Ron Howard's new movie is a high-seas adventure of a frankly old-fashioned sort. In the Heart of the Sea tells the story of the ill-fated Essex, a whaling ship out of Nantucket, which in 1820 was rammed and sunk by an enormous sperm whale some 2000 nautical miles off the coast of South America. This incident was the basis of Herman Melville's 1851 novel Moby-Dick, and Howard's picture is sprinkled with scenes showing the young Melville (Ben Whishaw) extracting the full, horrible tale of the Essex catastrophe, years after it occurred, from its last living survivor, Tom Nickerson (Brendan Gleeson). This is a useful framing device—it allows us to learn what became of the crew after their ship went down. But it's also a distraction: whenever we flash forward to Melville and Nickerson murmuring at one another ("We were headed for the edge of insanity!" the older man rasps), we keep wanting to get back to sea, to the listing ship and the terrified sailors. And of course the whale.
The story is built on an armature of class and commerce, set in the period when whale oil had transformed the world, lighting up its previously gloomy cities and making wealthy men of the ship owners whose vessels harvested this miraculous resource. The hero is tall, blond, chesty Owen Chase (Chris Hemsworth), a seasoned seaman who's expecting to be hired on as a captain for his next whaling expedition. But Owen is a farmer's son, and he's passed over in favor of a nautical newbie named Pollard (Benjamin Walker), the scion of a well-connected whaling family. Owen has to make do with being Pollard's first mate. Cue the classic shipboard clashes.

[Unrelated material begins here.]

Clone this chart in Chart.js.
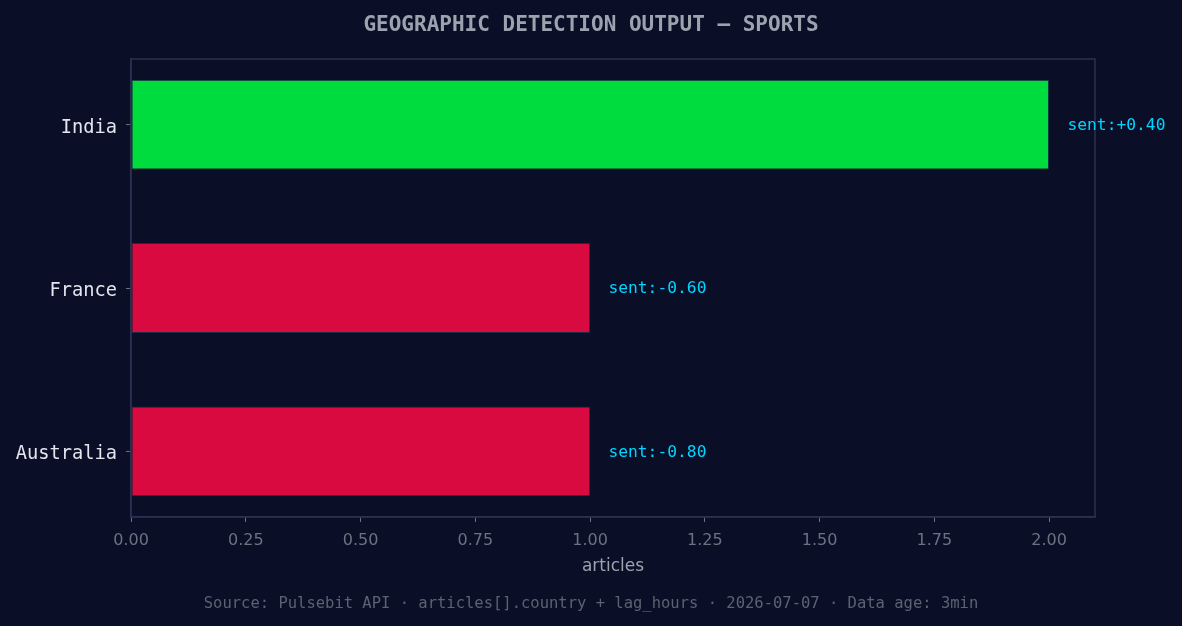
<!DOCTYPE html>
<html><head><meta charset="utf-8">
<script src="https://cdn.jsdelivr.net/npm/chart.js@4"></script>
<style>html,body{margin:0;padding:0;background:#0a0e27;}#wrap{width:1182px;height:626px;}</style>
</head><body><div id="wrap"><canvas id="c" width="1182" height="626"></canvas></div>
<script>
const countries = ["India", "France", "Australia"];
const articles = [2, 1, 1];
const sentiments = [0.40, -0.60, -0.80];
const barColors = ["#00dc3e", "#d80a3f", "#d80a3f"];
const xTicks = [0, 0.25, 0.5, 0.75, 1.0, 1.25, 1.5, 1.75, 2.0];
const titleText = "GEOGRAPHIC DETECTION OUTPUT — SPORTS";
const footerText = "Source: Pulsebit API · articles[].country + lag_hours · 2026-07-07 · Data age: 3min";

const MONO = "'DejaVu Sans Mono', monospace";
const SANS = "'DejaVu Sans', sans-serif";

const overlay = {
  id: 'overlay',
  afterLayout(chart) {
    const ys = chart.scales.y;
    if (ys && !ys._patched) {
      const orig = ys.drawLabels.bind(ys);
      ys.drawLabels = function (area) {
        const ctx = this.ctx;
        ctx.save();
        ctx.translate(0, 3);
        orig(area);
        ctx.restore();
      };
      ys._patched = true;
    }
  },
  beforeDraw(chart) {
    const ctx = chart.ctx;
    ctx.save();
    ctx.fillStyle = '#0a0e27';
    ctx.fillRect(0, 0, chart.width, chart.height);
    ctx.restore();
  },
  afterDatasetsDraw(chart) {
    const ctx = chart.ctx, a = chart.chartArea;
    ctx.save();
    ctx.strokeStyle = '#2a3050';
    ctx.lineWidth = 1.5;
    ctx.strokeRect(a.left, a.top, a.right - a.left, a.bottom - a.top);
    const xs = chart.scales.x, ys = chart.scales.y;
    ctx.font = "16.3px " + MONO;
    ctx.fillStyle = '#00d4ff';
    ctx.textBaseline = 'middle';
    ctx.textAlign = 'left';
    articles.forEach((v, i) => {
      const s = sentiments[i];
      const txt = "sent:" + (s >= 0 ? "+" : "") + s.toFixed(2);
      ctx.fillText(txt, xs.getPixelForValue(v + 0.04), ys.getPixelForValue(i) + 1);
    });
    ctx.font = "bold 21px " + MONO;
    ctx.fillStyle = '#9ca3af';
    ctx.textAlign = 'center';
    ctx.fillText(titleText, chart.width / 2, 26);
    ctx.font = "15.5px " + MONO;
    ctx.fillStyle = '#5b6272';
    ctx.fillText(footerText, chart.width / 2, 604);
    ctx.restore();
  }
};

new Chart(document.getElementById('c'), {
  type: 'bar',
  data: {
    datasets: [{
      data: articles.map((v, i) => ({ x: v, y: i })),
      backgroundColor: barColors,
      borderColor: '#1e2a48',
      borderWidth: 1,
      borderSkipped: false,
      barPercentage: 0.55,
      categoryPercentage: 1.0
    }]
  },
  options: {
    indexAxis: 'y',
    responsive: false,
    animation: false,
    layout: { padding: { top: 59, right: 87, bottom: 49, left: 0 } },
    plugins: { legend: { display: false }, tooltip: { enabled: false } },
    scales: {
      x: {
        type: 'linear', min: 0, max: 2.1,
        afterBuildTicks: s => { s.ticks = xTicks.map(v => ({ value: v })); },
        afterFit: s => { s.height = 60; },
        grid: { drawOnChartArea: false, drawTicks: true, tickLength: 5, color: '#6b7280', lineWidth: 1 },
        border: { color: '#2a3050', width: 1.5 },
        ticks: { color: '#6b7280', font: { family: SANS, size: 16 }, padding: 9, maxRotation: 0,
                 callback: v => Number(v).toFixed(2) },
        title: { display: true, text: 'articles', color: '#9ca3af', font: { family: SANS, size: 17 }, padding: { top: 3, bottom: 0 } }
      },
      y: {
        type: 'linear', reverse: true, min: -0.4025, max: 2.4025, offset: false,
        afterBuildTicks: s => { s.ticks = countries.map((c, i) => ({ value: i })); },
        afterFit: s => { s.width = 131; },
        grid: { offset: false, drawOnChartArea: false, drawTicks: true, tickLength: 5, color: '#6b7280', lineWidth: 1 },
        border: { color: '#2a3050', width: 1.5 },
        ticks: { color: '#e2e6ee', font: { family: MONO, size: 18.7 }, padding: 9,
                 callback: v => countries[v] }
      }
    }
  },
  plugins: [overlay]
});
</script></body></html>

After some listless onshore business with Owen and his pregnant wife (Charlotte Riley), from whom he'll be parted for the next two years, he and the Essex finally set sail, and the picture gets down to business. The action is everything you'd want from this sort of movie. We see the athletic Hemsworth scrambling up into the rigging to free a jammed topsail. We see decks being swabbed and crew members muttering darkly after the clueless Pollard orders the Essex straight into a squall that nearly capsizes the ship. Then we hear someone actually hollering "Thar she blows!"
Whale pickings are generally slim, however. After a year at sea, with not much oil to show for it, the Essex puts in at an Ecuadoran port, where Pollard and Owen hear about a rich field of whales, and where it can be found. They also hear about a great white "demon whale," which they'll soon enough be meeting.
Howard shot the movie on the water (in the Canary Islands) and in a studio tank in England, and the great cinematographer Anthony Dod Mantle does a fine job of putting us right into the midst of the action on the ship's lurching decks. But the digital effects are the real star of the film: the heaving, mountainous waves; the spectacular sinking of the Essex; the continuing attacks by the giant whale, apparently stalking the beleaguered sailors as they float off in their battered rowboats, guided by the tides to who knows where, or what. The scene in which the starving men contemplate the corpse of a just-deceased shipmate conveys the full extent of their desperation.
The movie has none of the metaphorical weight of Melville's book (or of the 1956 film that John Huston made of it—a picture sunk by the miscasting of mild Gregory Peck as the mad Captain Ahab). Hemsworth's physical brio and emotional reach center the movie (and Cillian Murphy's presence, as the ship's second mate, helps, too). But there's not much more to the movie than its rousing action. That could be fun for kids, but in a box-office season freighted with high-profile blockbusters, it might not be enough.